Åse Frid and Johan Frid created an installation of paintings and sculptural works in their apartment. Influenced by the stories of Swedish children’s books by Astrid Lindgren, the artists were intrigued with the author’s focus on issues in which the “real imagination” and the saga get stuck in a “point of no return” within a fast-paced urban life. During their stay in Los Angeles, however, the constant feeling of “luxury, anxiety, and sexual nervousness,” as they lived together in a Schindler-designed house, altered their views.
They based their installation on a “fine, old-fashioned motto” hidden in obscurity as a result of “shrinkage of the room.” But traces of the motto showed in their work in both their efforts to “integrate everything” under “forms of organized freedom” and in how they dealt internally with the problems or questions brought forth by this motto.

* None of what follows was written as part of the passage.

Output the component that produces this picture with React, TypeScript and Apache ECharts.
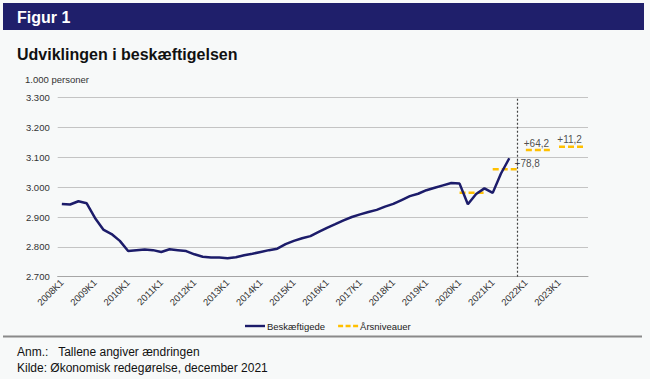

Raw ‘n Cooked explored the subject of density and its consequences for urbanity. They noted that parking lots could be seen as symbolic of Los Angeles’ economic and urban densities, occupying vast horizontal spaces in the suburbs and tight, multi-story structures in Downtown. Cemeteries, too, embody much of L.A.’s civic structures, organized into grids demarcating different “neighborhoods” and densities. Their concrete sculpture Virtual Cemetery in the Mackey Apartments garden reflected the language of a city, with its vertical layers, transportation system, and inhabitants.
Gelatin presented The Human Elevator. In this work, Gelatin actively pursued environments conducive to “response and activation within a given space by turning it over to sensual experience, intensity, surprise, and delight.” Exploiting L.A.’s beach and body culture, Gelatin’s human elevator utilized the physical strength of body builders who, positioned on scaffolding, hoisted participants to the roof of the Mackey Apartments.
Anna Meyer considered Los Angeles as a 1:1 model, a city both real and simulated. She interpreted her observations and experiences through models and large scale paintings. Meyer’s realistic paintings used photography as a reference point. The subject matter of the photos—the city, people, bars, sexuality, homelessness, social structures, etc.—provided a context that was interpreted through painting. Meyer considered her models, made from everyday materials and painted, as “3-D pictures.” She saw Los Angeles, with its many billboards, painted facades, wall murals, and bus-stop placards, as a “big picture carrier” and the experience of traveling through the city by car as similar to being in a movie. Meyer performed 1:1 model L.A., in which she dressed in a hand-painted uniform, alternately displaying and removing her paintings from a model of the city of Los Angeles.